• Information shown:
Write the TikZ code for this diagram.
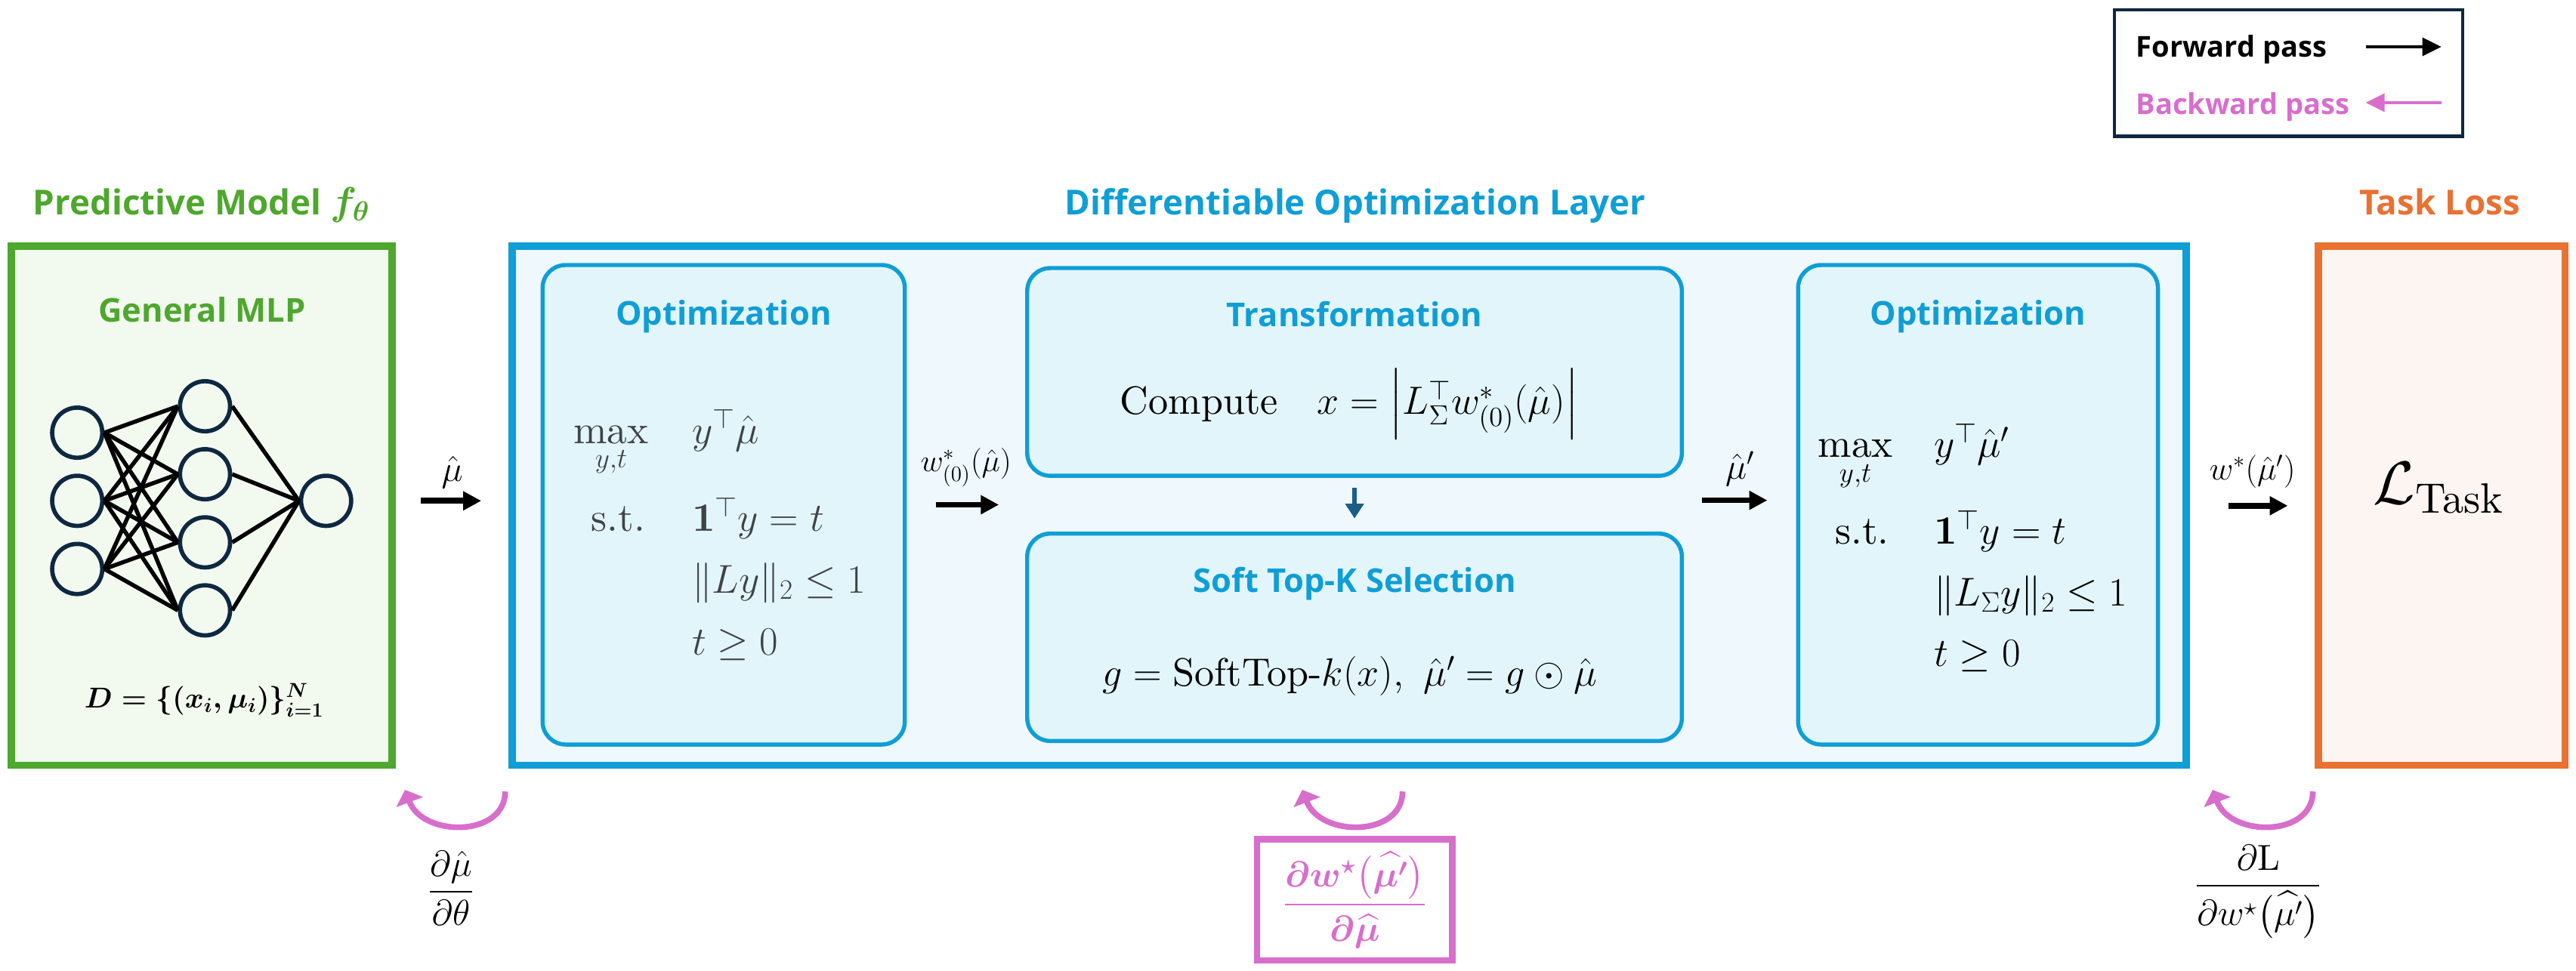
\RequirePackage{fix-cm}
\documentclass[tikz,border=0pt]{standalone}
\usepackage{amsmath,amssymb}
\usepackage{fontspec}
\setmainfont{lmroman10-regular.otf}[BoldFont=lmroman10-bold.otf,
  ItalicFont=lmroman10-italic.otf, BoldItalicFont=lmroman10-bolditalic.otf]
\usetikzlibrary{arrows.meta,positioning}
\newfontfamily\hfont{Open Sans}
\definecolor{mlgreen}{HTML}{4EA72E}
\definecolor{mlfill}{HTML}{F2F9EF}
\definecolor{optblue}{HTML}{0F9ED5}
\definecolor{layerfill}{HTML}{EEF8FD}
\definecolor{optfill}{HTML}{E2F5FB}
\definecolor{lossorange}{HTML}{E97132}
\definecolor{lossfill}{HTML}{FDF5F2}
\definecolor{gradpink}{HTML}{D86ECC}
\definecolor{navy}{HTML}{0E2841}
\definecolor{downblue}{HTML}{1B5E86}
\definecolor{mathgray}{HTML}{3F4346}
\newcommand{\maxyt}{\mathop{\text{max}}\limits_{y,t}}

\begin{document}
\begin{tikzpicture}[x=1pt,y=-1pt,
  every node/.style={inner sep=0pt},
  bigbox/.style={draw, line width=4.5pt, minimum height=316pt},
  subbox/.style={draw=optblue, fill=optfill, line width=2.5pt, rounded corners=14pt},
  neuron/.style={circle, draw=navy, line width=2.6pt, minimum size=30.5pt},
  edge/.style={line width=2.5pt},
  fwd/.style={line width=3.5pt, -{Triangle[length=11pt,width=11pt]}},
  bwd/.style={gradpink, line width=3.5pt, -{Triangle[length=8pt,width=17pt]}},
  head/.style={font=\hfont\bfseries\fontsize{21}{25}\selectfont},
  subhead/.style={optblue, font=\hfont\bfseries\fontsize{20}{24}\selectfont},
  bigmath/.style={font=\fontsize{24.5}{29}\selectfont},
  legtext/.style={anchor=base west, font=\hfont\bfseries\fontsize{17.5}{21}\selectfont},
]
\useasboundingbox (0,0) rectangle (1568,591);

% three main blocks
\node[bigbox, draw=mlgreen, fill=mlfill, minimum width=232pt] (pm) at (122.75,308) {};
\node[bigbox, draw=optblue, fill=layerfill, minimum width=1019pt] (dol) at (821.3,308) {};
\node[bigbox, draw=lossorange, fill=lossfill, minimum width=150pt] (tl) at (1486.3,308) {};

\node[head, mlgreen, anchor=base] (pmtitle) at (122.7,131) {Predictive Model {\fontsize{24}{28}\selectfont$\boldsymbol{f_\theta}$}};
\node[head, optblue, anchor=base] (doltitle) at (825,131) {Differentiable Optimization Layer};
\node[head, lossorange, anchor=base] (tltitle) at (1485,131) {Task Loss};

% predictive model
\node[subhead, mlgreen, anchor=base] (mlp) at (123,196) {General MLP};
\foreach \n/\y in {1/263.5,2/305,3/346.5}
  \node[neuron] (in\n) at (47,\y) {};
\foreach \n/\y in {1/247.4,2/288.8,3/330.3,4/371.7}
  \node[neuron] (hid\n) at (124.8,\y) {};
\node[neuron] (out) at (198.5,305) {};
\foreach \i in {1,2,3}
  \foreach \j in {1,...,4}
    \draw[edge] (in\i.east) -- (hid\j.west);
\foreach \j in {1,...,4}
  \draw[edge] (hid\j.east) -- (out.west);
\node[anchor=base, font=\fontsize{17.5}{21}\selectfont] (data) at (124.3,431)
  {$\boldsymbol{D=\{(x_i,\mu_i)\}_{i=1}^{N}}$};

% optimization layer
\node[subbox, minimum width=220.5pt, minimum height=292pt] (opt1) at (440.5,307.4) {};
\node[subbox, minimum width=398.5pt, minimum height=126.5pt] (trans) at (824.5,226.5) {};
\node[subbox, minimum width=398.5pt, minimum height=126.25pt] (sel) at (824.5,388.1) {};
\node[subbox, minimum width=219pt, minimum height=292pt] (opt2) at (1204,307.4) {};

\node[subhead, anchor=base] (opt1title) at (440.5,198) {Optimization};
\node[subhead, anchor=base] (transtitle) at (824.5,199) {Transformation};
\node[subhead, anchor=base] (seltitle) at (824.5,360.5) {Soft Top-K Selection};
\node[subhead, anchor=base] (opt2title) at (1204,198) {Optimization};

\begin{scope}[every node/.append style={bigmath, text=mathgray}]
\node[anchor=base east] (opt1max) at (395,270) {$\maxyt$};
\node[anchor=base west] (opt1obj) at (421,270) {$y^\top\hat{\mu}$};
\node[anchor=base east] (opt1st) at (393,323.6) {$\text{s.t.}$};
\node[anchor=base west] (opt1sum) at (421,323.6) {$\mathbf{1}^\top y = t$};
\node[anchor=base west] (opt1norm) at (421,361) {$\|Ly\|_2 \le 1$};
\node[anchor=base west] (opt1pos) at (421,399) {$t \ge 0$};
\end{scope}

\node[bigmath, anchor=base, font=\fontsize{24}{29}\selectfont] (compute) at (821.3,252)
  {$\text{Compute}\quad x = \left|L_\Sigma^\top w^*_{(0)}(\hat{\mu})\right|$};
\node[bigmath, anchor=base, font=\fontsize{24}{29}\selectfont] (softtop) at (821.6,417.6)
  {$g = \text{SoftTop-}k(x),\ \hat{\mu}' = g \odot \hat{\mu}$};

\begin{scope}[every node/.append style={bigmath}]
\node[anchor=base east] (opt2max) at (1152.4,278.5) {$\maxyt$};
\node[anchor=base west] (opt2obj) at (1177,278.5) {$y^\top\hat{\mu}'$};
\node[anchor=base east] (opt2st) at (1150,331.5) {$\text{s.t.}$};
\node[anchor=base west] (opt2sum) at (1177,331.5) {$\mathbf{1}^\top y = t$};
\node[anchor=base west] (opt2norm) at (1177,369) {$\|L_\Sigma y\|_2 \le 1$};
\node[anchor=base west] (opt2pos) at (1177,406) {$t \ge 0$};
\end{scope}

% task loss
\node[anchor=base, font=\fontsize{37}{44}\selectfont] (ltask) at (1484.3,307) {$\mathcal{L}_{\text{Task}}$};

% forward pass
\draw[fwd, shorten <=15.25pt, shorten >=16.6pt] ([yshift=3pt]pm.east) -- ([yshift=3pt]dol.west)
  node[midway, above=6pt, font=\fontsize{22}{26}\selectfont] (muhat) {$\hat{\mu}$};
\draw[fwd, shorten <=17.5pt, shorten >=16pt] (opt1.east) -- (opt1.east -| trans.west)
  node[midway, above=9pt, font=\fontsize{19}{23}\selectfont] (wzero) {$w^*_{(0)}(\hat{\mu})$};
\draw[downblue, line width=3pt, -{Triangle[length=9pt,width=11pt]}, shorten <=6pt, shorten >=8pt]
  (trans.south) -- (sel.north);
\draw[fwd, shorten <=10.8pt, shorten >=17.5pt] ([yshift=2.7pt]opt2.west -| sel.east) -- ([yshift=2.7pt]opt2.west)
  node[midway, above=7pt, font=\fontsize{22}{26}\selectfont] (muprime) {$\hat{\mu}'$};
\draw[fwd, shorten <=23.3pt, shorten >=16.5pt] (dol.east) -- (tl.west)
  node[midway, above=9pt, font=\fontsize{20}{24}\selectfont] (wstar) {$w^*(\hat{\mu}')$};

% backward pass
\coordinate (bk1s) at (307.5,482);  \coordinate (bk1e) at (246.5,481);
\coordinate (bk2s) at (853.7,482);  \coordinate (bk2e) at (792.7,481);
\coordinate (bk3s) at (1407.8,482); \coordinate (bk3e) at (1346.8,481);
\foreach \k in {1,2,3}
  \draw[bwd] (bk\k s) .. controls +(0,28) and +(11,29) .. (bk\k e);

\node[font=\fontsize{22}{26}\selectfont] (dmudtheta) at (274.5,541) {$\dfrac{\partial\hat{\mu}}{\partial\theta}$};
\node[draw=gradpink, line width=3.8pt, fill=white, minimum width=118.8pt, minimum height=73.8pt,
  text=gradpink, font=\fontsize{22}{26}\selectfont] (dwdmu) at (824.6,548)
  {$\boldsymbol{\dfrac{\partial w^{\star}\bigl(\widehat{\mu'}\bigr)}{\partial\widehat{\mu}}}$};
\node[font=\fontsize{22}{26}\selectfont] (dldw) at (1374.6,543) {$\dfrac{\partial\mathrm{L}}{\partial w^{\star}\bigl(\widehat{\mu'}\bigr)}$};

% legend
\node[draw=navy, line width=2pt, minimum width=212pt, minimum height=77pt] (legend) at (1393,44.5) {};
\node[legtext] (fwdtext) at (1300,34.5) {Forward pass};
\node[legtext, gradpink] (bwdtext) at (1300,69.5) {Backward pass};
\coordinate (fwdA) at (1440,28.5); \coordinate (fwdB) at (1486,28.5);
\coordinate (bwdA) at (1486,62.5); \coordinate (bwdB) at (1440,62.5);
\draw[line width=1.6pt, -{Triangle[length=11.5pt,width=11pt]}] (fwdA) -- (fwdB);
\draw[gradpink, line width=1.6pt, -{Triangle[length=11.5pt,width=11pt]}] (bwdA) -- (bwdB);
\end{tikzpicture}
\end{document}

• What the exercise asks: Everything from the first line to the line with "lossorange, anchor=base] (tltitle)" must be repeated exactly, and nothing else. Leave the pictures out.

• Written reply:
Write the TikZ code for this diagram.
\RequirePackage{fix-cm}
\documentclass[tikz,border=0pt]{standalone}
\usepackage{amsmath,amssymb}
\usepackage{fontspec}
\setmainfont{lmroman10-regular.otf}[BoldFont=lmroman10-bold.otf,
  ItalicFont=lmroman10-italic.otf, BoldItalicFont=lmroman10-bolditalic.otf]
\usetikzlibrary{arrows.meta,positioning}
\newfontfamily\hfont{Open Sans}
\definecolor{mlgreen}{HTML}{4EA72E}
\definecolor{mlfill}{HTML}{F2F9EF}
\definecolor{optblue}{HTML}{0F9ED5}
\definecolor{layerfill}{HTML}{EEF8FD}
\definecolor{optfill}{HTML}{E2F5FB}
\definecolor{lossorange}{HTML}{E97132}
\definecolor{lossfill}{HTML}{FDF5F2}
\definecolor{gradpink}{HTML}{D86ECC}
\definecolor{navy}{HTML}{0E2841}
\definecolor{downblue}{HTML}{1B5E86}
\definecolor{mathgray}{HTML}{3F4346}
\newcommand{\maxyt}{\mathop{\text{max}}\limits_{y,t}}

\begin{document}
\begin{tikzpicture}[x=1pt,y=-1pt,
  every node/.style={inner sep=0pt},
  bigbox/.style={draw, line width=4.5pt, minimum height=316pt},
  subbox/.style={draw=optblue, fill=optfill, line width=2.5pt, rounded corners=14pt},
  neuron/.style={circle, draw=navy, line width=2.6pt, minimum size=30.5pt},
  edge/.style={line width=2.5pt},
  fwd/.style={line width=3.5pt, -{Triangle[length=11pt,width=11pt]}},
  bwd/.style={gradpink, line width=3.5pt, -{Triangle[length=8pt,width=17pt]}},
  head/.style={font=\hfont\bfseries\fontsize{21}{25}\selectfont},
  subhead/.style={optblue, font=\hfont\bfseries\fontsize{20}{24}\selectfont},
  bigmath/.style={font=\fontsize{24.5}{29}\selectfont},
  legtext/.style={anchor=base west, font=\hfont\bfseries\fontsize{17.5}{21}\selectfont},
]
\useasboundingbox (0,0) rectangle (1568,591);

% three main blocks
\node[bigbox, draw=mlgreen, fill=mlfill, minimum width=232pt] (pm) at (122.75,308) {};
\node[bigbox, draw=optblue, fill=layerfill, minimum width=1019pt] (dol) at (821.3,308) {};
\node[bigbox, draw=lossorange, fill=lossfill, minimum width=150pt] (tl) at (1486.3,308) {};

\node[head, mlgreen, anchor=base] (pmtitle) at (122.7,131) {Predictive Model {\fontsize{24}{28}\selectfont$\boldsymbol{f_\theta}$}};
\node[head, optblue, anchor=base] (doltitle) at (825,131) {Differentiable Optimization Layer};
\node[head, lossorange, anchor=base] (tltitle) at (1485,131) {Task Loss};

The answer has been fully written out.